In Kirugi & Another – Vs – Kabiya & 3 Others [1987] KLR 347, the Court of Appeal held thus:

“The burden was always on the plaintiff to prove his case on the balance of probabilities even if the case was heard on formal proof.”

The question that we must ask is that how come the defendant had these documents? The only plausible answer is that the deceased must have surrendered them to him after the sale of his interest on the suit land. There was no report to the police or any investigative agencies that the documents were lost or stolen. There was no report of the title having  been procured fraudulently or through misrepresentation.

In the case of  Urmilla W/O Mahendra Shah.
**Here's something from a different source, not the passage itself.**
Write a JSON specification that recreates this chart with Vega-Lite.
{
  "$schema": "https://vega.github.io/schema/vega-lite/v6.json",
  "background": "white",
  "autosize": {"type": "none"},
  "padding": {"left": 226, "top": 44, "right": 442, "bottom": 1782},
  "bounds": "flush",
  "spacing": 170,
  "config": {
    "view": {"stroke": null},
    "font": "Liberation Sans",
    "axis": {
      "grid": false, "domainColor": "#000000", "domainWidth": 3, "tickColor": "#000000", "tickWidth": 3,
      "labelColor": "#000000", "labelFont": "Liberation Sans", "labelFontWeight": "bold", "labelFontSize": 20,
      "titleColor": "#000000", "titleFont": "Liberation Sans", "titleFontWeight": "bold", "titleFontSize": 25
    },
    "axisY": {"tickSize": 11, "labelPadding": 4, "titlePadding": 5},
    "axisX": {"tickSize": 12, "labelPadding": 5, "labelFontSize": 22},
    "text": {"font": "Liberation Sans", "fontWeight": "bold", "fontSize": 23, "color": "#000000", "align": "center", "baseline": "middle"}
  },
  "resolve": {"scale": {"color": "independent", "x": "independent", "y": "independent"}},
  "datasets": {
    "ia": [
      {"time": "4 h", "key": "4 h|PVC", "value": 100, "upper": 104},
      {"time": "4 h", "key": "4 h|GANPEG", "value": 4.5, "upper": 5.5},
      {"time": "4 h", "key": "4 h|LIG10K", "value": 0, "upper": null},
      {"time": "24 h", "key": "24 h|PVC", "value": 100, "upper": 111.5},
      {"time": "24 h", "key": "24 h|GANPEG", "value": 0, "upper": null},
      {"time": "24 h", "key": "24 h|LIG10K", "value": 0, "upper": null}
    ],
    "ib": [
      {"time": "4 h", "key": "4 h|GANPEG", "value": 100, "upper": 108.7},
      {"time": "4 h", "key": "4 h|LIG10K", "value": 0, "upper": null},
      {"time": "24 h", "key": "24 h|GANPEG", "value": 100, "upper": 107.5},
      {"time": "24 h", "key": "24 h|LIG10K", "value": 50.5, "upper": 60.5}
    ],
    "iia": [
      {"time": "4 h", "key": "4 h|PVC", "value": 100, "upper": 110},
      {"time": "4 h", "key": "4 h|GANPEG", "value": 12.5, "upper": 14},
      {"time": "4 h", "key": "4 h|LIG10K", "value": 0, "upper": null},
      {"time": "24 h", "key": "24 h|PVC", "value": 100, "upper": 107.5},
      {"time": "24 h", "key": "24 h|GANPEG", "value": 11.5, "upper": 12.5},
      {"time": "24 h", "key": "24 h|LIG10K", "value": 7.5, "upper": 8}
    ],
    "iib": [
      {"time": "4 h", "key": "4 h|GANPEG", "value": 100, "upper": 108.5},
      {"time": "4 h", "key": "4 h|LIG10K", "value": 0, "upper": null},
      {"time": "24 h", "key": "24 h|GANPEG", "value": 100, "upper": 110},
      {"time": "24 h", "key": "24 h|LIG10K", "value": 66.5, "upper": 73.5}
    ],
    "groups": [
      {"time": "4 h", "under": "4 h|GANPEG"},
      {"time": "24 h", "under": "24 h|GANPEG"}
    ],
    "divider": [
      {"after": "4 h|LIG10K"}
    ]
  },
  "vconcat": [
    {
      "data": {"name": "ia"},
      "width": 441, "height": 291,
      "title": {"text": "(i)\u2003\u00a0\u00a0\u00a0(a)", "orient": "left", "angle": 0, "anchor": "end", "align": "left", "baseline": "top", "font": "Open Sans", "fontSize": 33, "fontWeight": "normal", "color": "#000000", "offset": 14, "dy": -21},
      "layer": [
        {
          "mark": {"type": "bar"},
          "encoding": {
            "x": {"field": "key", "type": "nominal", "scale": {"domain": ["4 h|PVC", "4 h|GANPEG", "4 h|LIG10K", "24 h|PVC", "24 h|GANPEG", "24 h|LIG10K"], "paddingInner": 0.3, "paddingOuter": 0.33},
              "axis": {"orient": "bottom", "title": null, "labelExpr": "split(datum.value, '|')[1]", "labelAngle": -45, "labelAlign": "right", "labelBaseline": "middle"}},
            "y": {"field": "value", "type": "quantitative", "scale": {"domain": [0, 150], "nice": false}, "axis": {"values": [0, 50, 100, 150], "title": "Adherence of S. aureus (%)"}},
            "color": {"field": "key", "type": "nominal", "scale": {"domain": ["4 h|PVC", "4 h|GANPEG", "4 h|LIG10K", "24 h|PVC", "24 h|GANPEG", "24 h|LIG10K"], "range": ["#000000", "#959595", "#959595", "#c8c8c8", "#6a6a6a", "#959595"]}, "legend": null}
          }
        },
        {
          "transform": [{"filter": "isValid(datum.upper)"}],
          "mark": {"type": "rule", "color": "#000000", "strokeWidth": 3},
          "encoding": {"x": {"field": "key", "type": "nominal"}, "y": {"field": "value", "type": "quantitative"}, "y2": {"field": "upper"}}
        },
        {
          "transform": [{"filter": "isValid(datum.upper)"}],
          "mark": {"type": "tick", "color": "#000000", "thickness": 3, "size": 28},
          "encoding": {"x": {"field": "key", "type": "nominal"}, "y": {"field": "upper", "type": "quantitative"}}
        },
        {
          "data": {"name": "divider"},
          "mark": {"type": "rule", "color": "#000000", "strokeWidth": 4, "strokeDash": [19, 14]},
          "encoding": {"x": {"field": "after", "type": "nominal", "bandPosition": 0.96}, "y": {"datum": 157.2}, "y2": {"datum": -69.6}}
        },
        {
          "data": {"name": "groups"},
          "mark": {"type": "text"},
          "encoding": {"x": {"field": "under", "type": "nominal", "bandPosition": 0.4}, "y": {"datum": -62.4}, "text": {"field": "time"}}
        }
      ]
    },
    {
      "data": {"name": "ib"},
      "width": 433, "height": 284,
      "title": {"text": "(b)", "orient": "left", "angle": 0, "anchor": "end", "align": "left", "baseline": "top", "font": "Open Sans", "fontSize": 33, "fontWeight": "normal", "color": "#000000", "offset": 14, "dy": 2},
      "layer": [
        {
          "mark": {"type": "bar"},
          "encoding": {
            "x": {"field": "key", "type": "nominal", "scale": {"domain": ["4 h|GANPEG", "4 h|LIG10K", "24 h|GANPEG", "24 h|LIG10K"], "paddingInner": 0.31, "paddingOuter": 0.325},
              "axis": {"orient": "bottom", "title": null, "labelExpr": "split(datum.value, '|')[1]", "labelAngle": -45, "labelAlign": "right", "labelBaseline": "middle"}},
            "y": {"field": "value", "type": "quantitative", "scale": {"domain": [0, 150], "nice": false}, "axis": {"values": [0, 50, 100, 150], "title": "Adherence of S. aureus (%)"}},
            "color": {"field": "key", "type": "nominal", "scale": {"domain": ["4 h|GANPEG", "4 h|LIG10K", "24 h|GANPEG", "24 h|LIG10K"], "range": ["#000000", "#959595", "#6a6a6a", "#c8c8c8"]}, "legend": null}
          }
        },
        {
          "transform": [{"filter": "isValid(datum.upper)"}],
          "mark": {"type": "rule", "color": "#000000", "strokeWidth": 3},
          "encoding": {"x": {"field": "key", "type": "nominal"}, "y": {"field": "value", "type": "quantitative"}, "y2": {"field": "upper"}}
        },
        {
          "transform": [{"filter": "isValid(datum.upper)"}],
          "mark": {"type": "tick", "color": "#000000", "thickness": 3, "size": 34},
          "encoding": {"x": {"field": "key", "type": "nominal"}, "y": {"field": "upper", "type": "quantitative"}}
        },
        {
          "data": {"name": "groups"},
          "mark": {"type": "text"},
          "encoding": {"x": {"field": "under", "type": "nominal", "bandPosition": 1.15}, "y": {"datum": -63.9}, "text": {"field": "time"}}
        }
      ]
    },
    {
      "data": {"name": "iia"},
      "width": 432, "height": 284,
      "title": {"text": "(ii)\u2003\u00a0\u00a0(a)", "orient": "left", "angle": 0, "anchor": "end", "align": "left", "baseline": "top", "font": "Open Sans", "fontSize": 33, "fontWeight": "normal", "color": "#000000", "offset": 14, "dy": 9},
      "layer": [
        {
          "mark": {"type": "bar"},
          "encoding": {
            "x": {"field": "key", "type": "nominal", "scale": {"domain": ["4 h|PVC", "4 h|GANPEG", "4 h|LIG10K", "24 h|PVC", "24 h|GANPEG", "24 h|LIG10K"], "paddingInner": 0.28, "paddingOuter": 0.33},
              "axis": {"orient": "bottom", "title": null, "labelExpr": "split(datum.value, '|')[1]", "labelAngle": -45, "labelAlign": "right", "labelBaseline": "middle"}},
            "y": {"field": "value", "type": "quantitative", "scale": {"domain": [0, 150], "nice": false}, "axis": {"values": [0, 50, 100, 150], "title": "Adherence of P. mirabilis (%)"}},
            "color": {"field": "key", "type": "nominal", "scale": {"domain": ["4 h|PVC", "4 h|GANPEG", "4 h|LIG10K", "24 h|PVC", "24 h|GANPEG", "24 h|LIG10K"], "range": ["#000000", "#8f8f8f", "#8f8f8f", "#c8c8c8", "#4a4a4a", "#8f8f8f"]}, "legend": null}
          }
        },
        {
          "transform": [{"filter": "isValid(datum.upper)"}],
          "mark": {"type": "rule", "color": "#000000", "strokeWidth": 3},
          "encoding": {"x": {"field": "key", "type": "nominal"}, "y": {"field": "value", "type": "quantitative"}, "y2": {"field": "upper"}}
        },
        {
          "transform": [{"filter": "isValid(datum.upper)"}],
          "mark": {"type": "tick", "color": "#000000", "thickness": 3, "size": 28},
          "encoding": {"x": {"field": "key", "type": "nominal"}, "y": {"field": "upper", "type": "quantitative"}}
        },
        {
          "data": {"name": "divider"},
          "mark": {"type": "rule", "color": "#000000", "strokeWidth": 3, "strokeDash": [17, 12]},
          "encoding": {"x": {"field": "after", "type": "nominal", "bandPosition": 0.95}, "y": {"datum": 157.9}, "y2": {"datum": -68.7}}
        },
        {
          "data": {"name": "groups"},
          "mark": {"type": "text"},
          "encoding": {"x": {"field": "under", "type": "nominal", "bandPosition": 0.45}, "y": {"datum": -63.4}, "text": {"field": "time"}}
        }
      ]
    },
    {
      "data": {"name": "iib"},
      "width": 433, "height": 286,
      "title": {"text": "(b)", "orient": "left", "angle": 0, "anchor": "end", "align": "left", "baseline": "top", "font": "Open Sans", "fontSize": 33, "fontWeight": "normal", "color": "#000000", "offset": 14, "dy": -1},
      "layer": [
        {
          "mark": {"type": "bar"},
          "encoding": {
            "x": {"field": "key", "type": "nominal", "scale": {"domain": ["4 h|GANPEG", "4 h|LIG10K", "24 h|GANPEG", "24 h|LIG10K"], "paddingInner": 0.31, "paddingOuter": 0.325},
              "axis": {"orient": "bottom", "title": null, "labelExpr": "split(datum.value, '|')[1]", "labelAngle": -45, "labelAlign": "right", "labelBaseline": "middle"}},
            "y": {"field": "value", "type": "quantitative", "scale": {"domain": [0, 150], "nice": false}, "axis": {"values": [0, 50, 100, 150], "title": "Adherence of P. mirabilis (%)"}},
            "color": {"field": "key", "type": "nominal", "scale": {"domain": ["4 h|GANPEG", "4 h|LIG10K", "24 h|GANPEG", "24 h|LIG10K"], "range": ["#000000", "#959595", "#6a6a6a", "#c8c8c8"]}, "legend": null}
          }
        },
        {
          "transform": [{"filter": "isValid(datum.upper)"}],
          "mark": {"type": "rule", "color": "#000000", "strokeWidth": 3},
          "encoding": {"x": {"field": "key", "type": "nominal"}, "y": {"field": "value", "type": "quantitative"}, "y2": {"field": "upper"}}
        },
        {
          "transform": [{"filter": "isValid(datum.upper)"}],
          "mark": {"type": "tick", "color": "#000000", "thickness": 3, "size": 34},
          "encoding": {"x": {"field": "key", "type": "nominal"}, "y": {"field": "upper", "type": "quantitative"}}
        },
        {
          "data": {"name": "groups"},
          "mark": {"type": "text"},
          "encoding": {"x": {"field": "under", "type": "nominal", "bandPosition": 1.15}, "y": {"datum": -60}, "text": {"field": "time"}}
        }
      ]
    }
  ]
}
Vs Barclays Bank InternationalLtd & Another (1979) KLR 76 quoted with approval in the case of Mike Maina Kamau v Attorney Genera/ [2017/ eKLR the Court held that:-

"Allegations of fraud must be strictly proved although the standard of proof may_ not be so heavy as to require proof beyond reasonable doubt, but something more than a mere balance of probabilities is required.
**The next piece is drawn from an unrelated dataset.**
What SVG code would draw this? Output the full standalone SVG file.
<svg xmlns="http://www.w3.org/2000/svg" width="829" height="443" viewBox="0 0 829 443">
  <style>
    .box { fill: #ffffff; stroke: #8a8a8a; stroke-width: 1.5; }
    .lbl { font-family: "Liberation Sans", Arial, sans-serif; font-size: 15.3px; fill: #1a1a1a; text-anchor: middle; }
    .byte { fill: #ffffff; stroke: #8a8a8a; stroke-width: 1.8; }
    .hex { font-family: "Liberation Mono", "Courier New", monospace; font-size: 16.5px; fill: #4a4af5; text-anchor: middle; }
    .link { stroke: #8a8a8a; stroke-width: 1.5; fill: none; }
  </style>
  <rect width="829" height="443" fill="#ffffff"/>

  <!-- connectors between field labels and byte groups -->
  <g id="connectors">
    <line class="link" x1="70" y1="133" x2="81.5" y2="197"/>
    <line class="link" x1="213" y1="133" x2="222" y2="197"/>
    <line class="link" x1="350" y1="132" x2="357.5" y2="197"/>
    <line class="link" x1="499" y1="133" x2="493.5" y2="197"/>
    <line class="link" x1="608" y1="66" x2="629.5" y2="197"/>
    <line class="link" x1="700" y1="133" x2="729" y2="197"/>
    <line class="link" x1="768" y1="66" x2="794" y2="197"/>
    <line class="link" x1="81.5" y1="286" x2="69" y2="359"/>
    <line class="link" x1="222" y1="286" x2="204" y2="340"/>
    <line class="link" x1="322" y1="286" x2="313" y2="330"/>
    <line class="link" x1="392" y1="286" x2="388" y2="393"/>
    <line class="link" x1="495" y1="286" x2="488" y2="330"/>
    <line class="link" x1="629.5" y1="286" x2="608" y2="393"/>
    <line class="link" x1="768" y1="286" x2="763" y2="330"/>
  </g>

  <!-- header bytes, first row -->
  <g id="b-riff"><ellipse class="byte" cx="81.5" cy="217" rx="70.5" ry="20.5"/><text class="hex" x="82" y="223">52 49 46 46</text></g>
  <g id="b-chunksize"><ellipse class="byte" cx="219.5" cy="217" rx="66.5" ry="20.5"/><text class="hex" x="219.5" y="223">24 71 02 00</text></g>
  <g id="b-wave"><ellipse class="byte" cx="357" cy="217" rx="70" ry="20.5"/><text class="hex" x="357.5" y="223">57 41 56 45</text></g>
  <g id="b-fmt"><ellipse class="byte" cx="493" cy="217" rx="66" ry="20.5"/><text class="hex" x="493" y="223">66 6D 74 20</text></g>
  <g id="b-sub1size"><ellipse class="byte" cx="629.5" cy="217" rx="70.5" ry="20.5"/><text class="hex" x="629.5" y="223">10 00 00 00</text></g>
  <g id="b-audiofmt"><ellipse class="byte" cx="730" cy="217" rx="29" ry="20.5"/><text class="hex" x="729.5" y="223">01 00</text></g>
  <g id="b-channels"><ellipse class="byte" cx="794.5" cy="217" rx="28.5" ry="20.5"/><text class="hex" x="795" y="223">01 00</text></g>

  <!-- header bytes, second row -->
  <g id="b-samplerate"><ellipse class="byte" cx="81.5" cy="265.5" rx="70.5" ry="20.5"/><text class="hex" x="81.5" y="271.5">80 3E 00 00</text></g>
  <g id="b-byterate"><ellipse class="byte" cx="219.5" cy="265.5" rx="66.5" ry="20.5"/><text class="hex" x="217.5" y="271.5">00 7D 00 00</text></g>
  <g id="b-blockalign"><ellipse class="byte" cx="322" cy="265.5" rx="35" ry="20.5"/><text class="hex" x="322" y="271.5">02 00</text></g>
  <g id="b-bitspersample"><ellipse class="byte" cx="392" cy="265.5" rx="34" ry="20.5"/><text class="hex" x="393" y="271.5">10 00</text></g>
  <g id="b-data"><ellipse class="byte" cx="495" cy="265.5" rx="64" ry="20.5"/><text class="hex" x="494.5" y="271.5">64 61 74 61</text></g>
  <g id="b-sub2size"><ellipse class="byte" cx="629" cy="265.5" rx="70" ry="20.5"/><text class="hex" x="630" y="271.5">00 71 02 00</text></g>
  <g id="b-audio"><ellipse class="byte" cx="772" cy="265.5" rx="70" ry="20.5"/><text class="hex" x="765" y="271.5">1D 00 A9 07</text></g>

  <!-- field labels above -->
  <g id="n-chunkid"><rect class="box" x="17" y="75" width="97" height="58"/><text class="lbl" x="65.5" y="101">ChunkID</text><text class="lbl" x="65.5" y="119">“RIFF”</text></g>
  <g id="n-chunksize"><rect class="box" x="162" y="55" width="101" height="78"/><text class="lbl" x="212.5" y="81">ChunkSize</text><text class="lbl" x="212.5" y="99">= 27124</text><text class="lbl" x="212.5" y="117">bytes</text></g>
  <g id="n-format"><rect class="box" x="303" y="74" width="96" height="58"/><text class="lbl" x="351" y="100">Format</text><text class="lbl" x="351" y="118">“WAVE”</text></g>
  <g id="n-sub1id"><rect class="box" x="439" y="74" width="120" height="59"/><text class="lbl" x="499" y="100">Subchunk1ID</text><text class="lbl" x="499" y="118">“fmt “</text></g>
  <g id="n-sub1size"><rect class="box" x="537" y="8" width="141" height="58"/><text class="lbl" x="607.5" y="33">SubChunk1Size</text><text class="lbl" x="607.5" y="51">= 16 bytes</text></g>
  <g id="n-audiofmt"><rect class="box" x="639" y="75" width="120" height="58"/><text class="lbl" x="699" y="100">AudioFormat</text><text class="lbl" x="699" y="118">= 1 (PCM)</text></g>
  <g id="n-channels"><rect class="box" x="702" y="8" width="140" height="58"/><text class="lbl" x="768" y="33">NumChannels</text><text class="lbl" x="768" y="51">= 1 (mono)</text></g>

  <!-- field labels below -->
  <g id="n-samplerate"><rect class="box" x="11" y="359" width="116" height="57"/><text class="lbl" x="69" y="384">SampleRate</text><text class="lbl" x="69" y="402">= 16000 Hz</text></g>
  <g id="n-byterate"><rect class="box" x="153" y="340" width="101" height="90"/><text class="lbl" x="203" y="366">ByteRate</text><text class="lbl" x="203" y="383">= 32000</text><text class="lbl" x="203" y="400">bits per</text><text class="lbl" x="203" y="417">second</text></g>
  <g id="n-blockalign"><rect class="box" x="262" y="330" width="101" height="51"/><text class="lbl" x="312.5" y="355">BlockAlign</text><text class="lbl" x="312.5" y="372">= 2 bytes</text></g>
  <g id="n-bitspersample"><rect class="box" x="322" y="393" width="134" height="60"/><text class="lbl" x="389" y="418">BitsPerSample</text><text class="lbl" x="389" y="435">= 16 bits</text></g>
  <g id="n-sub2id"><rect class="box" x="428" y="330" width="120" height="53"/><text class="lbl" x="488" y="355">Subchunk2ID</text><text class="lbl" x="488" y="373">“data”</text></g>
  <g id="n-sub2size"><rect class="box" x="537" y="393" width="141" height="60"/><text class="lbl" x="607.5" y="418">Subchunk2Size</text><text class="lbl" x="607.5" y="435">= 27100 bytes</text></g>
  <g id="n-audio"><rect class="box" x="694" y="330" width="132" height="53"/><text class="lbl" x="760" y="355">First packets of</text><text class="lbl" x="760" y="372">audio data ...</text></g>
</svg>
The plaintiff alleged fraud on the part of the defendant but she  failed to discharge this  duty through her witnesses.

Section 26 of the Land Registration Act provides that the certificate of title issued by the Registrar upon registration, or to a purchaser of land upon a transfer or transmission by the proprietor shall be taken by all courts as prima facie evidence that the person named as proprietor of the land is the absolute and indefeasible owner, it also provides that such title can be impeached on the grounds of having been acquired fraudulently, through misrepresentation or illegally or unprocedurally.  There was no evidence of fraud on the part of the defendant . The court would not hesitate to cancel a title if it is proven that it was acquired fraudulently.
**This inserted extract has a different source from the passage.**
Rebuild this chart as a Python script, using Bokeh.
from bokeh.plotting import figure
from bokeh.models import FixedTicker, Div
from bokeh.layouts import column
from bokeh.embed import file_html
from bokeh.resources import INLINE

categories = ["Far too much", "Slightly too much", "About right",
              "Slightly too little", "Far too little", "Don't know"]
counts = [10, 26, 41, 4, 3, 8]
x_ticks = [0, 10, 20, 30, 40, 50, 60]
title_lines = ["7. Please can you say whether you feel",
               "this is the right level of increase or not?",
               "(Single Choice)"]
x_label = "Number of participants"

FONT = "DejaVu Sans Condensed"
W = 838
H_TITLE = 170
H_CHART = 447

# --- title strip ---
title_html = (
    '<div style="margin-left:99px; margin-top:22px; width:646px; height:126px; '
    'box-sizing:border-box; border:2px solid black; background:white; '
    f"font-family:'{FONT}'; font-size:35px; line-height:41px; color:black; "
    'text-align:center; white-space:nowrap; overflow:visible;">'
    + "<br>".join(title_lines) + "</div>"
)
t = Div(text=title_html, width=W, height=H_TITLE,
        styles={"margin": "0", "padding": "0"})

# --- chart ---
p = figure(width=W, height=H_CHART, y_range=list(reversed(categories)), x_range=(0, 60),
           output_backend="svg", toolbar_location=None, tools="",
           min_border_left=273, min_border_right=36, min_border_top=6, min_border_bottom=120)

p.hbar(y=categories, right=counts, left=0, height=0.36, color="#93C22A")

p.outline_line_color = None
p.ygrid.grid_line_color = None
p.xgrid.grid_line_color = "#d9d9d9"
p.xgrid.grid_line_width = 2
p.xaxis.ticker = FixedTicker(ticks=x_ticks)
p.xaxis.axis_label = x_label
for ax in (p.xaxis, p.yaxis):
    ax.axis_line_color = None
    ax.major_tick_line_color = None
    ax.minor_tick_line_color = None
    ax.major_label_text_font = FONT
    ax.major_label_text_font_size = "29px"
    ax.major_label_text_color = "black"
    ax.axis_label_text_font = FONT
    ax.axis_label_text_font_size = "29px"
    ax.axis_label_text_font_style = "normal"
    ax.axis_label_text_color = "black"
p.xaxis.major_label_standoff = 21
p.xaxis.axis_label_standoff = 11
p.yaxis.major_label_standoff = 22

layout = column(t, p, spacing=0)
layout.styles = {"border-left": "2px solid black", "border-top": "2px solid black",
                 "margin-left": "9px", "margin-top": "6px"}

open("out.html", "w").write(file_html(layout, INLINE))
This is a case where the plaintiff woke up and remembered that there was a plot that the husband previously owned and thought that she could claim it through succession and transmission. If the plaintiff had done her homework and due diligence well then she could not have included the suit land in the succession Cause. The records indicated that there was a sale agreement between the plaintiff’s husband and the defendant. Why would the Council have such record if it was not done legally?  I find that the plaintiff’s claim for the suit land is an afterthought and cannot be allowed to flourish.

I have considered the pleadings, evidence adduced and submission by Counsel and come to the conclusion that the plaintiff has not proved her case against the defendant and is therefore dismissed with costs.

Dated and delivered at Eldoret on this 21st  day of May, 2019.

M.A.  ODENY

JUDGE

JUDGMENT READ inopen court in the presence of Mr.Mogambi for Plaintiff and Mr.Muhoro for Defendant.